Tolak Tawaran Perang, 30.0000 Warga Pilih Kabur Tinggalkan Israel
Data dari Otoritas Kependudukan dan Imigrasi Israel yang menunjukan hampir setengah juta warga Israel meninggalkan negaranya sejak 7 Oktober.
Penulis: Namira Yunia Lestanti
Editor: Hendra Gunawan
Laporan Wartawan Tribunnews.com Namira Yunia Lestanti
TRIBUNNEWS.COM, TEL AVIV – Sebanyak 30.000 warga Israel dilaporkan memenuhi Bandara Ben Gurion untuk berebut penerbangan demi bisa meninggalkan ibu kota Tel Aviv, di tengah memanasnya perang antara Israel dan Hamas.

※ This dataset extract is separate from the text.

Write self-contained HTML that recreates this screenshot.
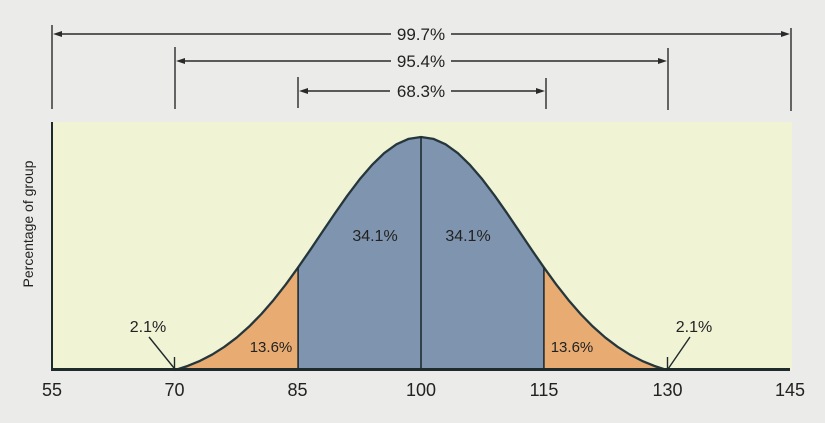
<!DOCTYPE html>
<html>
<head>
<meta charset="utf-8">
<style>
  html,body{margin:0;padding:0;background:#ebebe9;}
  svg{display:block;}
  text{font-family:"Liberation Sans", sans-serif; fill:#222;}
</style>
</head>
<body>
<svg width="825" height="423" viewBox="0 0 825 423" xmlns="http://www.w3.org/2000/svg">
  <rect x="0" y="0" width="825" height="423" fill="#ebebe9"/>
  <!-- yellow plot area -->
  <rect x="52" y="122" width="740" height="248" fill="#f1f3d5"/>

  <!-- orange left -->
  <polygon fill="#e8ab72" points="175.3,370 187.6,365.97 199.9,360.89 212.2,354.56 224.4,346.83 236.7,337.57 249.0,326.67 261.3,314.12 273.6,299.96 285.9,284.33 298.1,267.44 298.1,370"/>
  <!-- blue center -->
  <polygon fill="#7f94ae" points="298.1,370 298.1,267.44 310.4,249.66 322.7,231.40 335.0,213.22 347.3,195.69 359.6,179.43 371.9,165.07 384.1,153.21 396.4,144.35 408.7,138.86 421,137 433.3,138.86 445.6,144.35 457.9,153.21 470.1,165.07 482.4,179.43 494.7,195.69 507.0,213.22 519.3,231.40 531.6,249.66 543.9,267.44 543.9,370"/>
  <!-- orange right -->
  <polygon fill="#e8ab72" points="543.9,370 543.9,267.44 556.1,284.33 568.4,299.96 580.7,314.12 593.0,326.67 605.3,337.57 617.6,346.83 629.8,354.56 642.1,360.89 654.4,365.97 666.7,370"/>

  <!-- curve -->
  <polyline fill="none" stroke="#25363c" stroke-width="2.3" stroke-linejoin="round" points="175.3,370 187.6,365.97 199.9,360.89 212.2,354.56 224.4,346.83 236.7,337.57 249.0,326.67 261.3,314.12 273.6,299.96 285.9,284.33 298.1,267.44 310.4,249.66 322.7,231.40 335.0,213.22 347.3,195.69 359.6,179.43 371.9,165.07 384.1,153.21 396.4,144.35 408.7,138.86 421,137 433.3,138.86 445.6,144.35 457.9,153.21 470.1,165.07 482.4,179.43 494.7,195.69 507.0,213.22 519.3,231.40 531.6,249.66 543.9,267.44 556.1,284.33 568.4,299.96 580.7,314.12 593.0,326.67 605.3,337.57 617.6,346.83 629.8,354.56 642.1,360.89 654.4,365.97 666.7,370"/>

  <!-- vertical dividers -->
  <line x1="298.1" y1="267" x2="298.1" y2="370" stroke="#1f2b30" stroke-width="1.6"/>
  <line x1="421" y1="137" x2="421" y2="370" stroke="#1f2b30" stroke-width="1.6"/>
  <line x1="543.9" y1="267" x2="543.9" y2="370" stroke="#1f2b30" stroke-width="1.6"/>

  <!-- axes -->
  <line x1="52" y1="122" x2="52" y2="371" stroke="#1f2b2b" stroke-width="2"/>
  <line x1="52" y1="369.5" x2="790" y2="369.5" stroke="#1f2b2b" stroke-width="3"/>

  <!-- small ticks at 70, 130 -->
  <line x1="174.5" y1="357" x2="174.5" y2="370" stroke="#1f2b2b" stroke-width="1.4"/>
  <line x1="667.5" y1="357" x2="667.5" y2="370" stroke="#1f2b2b" stroke-width="1.4"/>
  <!-- pointer lines for 2.1% -->
  <line x1="149" y1="337" x2="174" y2="368" stroke="#1f2b2b" stroke-width="1.4"/>
  <line x1="690" y1="337" x2="668" y2="369" stroke="#1f2b2b" stroke-width="1.4"/>

  <!-- area labels -->
  <text x="375" y="241" font-size="16" text-anchor="middle">34.1%</text>
  <text x="468" y="241" font-size="16" text-anchor="middle">34.1%</text>
  <text x="271" y="352" font-size="15" text-anchor="middle">13.6%</text>
  <text x="572" y="352" font-size="15" text-anchor="middle">13.6%</text>
  <text x="148" y="332" font-size="16" text-anchor="middle">2.1%</text>
  <text x="694" y="332" font-size="16" text-anchor="middle">2.1%</text>

  <!-- tick labels -->
  <g font-size="18" text-anchor="middle">
    <text x="52" y="396">55</text>
    <text x="174.5" y="396">70</text>
    <text x="297.5" y="396">85</text>
    <text x="421" y="396">100</text>
    <text x="544" y="396">115</text>
    <text x="667.5" y="396">130</text>
    <text x="790" y="396">145</text>
  </g>

  <!-- y axis label -->
  <text transform="translate(33,224) rotate(-90)" font-size="14" text-anchor="middle">Percentage of group</text>

  <!-- top range arrows -->
  <g stroke="#2a2a2a" stroke-width="1.4" fill="none">
    <!-- 99.7 -->
    <line x1="52" y1="25" x2="52" y2="109"/>
    <line x1="791" y1="28" x2="791" y2="111"/>
    <line x1="60" y1="34" x2="391" y2="34"/>
    <line x1="451" y1="34" x2="783" y2="34"/>
    <!-- 95.4 -->
    <line x1="175" y1="47" x2="175" y2="109"/>
    <line x1="668" y1="48" x2="668" y2="110"/>
    <line x1="183" y1="61" x2="391" y2="61"/>
    <line x1="451" y1="61" x2="660" y2="61"/>
    <!-- 68.3 -->
    <line x1="298" y1="77" x2="298" y2="108"/>
    <line x1="546" y1="78" x2="546" y2="109"/>
    <line x1="306" y1="91" x2="390" y2="91"/>
    <line x1="451" y1="91" x2="538" y2="91"/>
  </g>
  <g fill="#2a2a2a">
    <polygon points="53,34 62,31 62,37"/>
    <polygon points="790,34 781,31 781,37"/>
    <polygon points="176,61 185,58 185,64"/>
    <polygon points="667,61 658,58 658,64"/>
    <polygon points="299,91 308,88 308,94"/>
    <polygon points="545,91 536,88 536,94"/>
  </g>
  <g font-size="17" text-anchor="middle">
    <text x="421" y="40">99.7%</text>
    <text x="421" y="67">95.4%</text>
    <text x="421" y="97">68.3%</text>
  </g>
</svg>
</body>
</html>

Informasi tersebut diketahui publik lewat laporan yang dirilis dari The Times of Israel yang menyebut bahwa sekitar 30.000 orang pada akhir pekan kemarin memadati Bandara Ben Gurion agar dapat kabur meninggalkan Israel.
Sejauh ini belum diketahui destinasi terbesar dari lonjakan yang terjadi di bandara Ben Gurion. Namun alasan dari kaburnya puluhan ribu warga Israel itu agar mereka bisa melarikan diri dari tugas dinas cadangan (reserve duty) untuk mengisi kekosongan personil di jalur Gaza.
Baca juga: Diklaim Telah Ditumpas Habis oleh Israel, Nyatanya Hamas Comeback, Kembali Berkuasa di Gaza Utara
Sebelum perang pecah pada 7 Oktober 2023, Bandara Ben Gurion rata-rata hanya melayani 500 penerbangan per setiap harinya, namun setelah agresi memanas bandara Ben Gurion mulai dibanjiri warga Israel yang ingin meninggalkan negaranya agar tak ditugaskan perang.
Data dari Otoritas Kependudukan dan Imigrasi Israel yang menunjukan hampir setengah juta warga Israel meninggalkan negaranya sejak 7 Oktober.
Bahkan sebanyak 470.000 warga Israel juga dilaporkan pergi ke luar negeri tanpa ada kepastian apakah mereka akan kembali atau tidak.
Sejak saat itu pemerintah menaikan premi asuransi hingga sejumlah maskapai menghentikan layanannya di sejumlah bandara di Israel. Kecuali maskapai El Al, Arkia, dan Israir yang telah diasuransikan oleh Inbal Insurance Co. yang dimiliki oleh pemerintah.
Masalah ini membuat bandara Ben hanya dapat melayani 100 penerbangan per hari, dan berdampak pada amblasnya sektor pariwisata asing maupun domestik di Israel.
“Perang tidak hanya tragis, tapi juga mahal. Dampaknya terhadap pariwisata, misalnya, sangat nyata dan tidak bisa diabaikan,” jelas kolumnis teknologi dan penasihat startup yang berbasis di Beit Shemesh, Israel, Hillel Fuld.
Baca juga: Populer Internasional: Hamas Kerahkan Polisi di Gaza - Inggris Ingin Kirim Tentara NATO ke Ukraina
Namun memasuki awal tahun 2024, beberapa maskapai mulai melanjutkan operasi penerbangan dari Israel meski premi masih dipatok mahal. Adapun daftar maskapai tersebut diantaranya Air Seychelles (Mahe), Air Europa (Madrid), Azerbaijan Airlines (Baku), dan Georgian Airways (Tbilisi).
Situasi ini yang dimanfaatkan warga Israel untuk dapat keluar dari negaranya guna mencari perlindungan di tengah pertempuran perang yang sengit.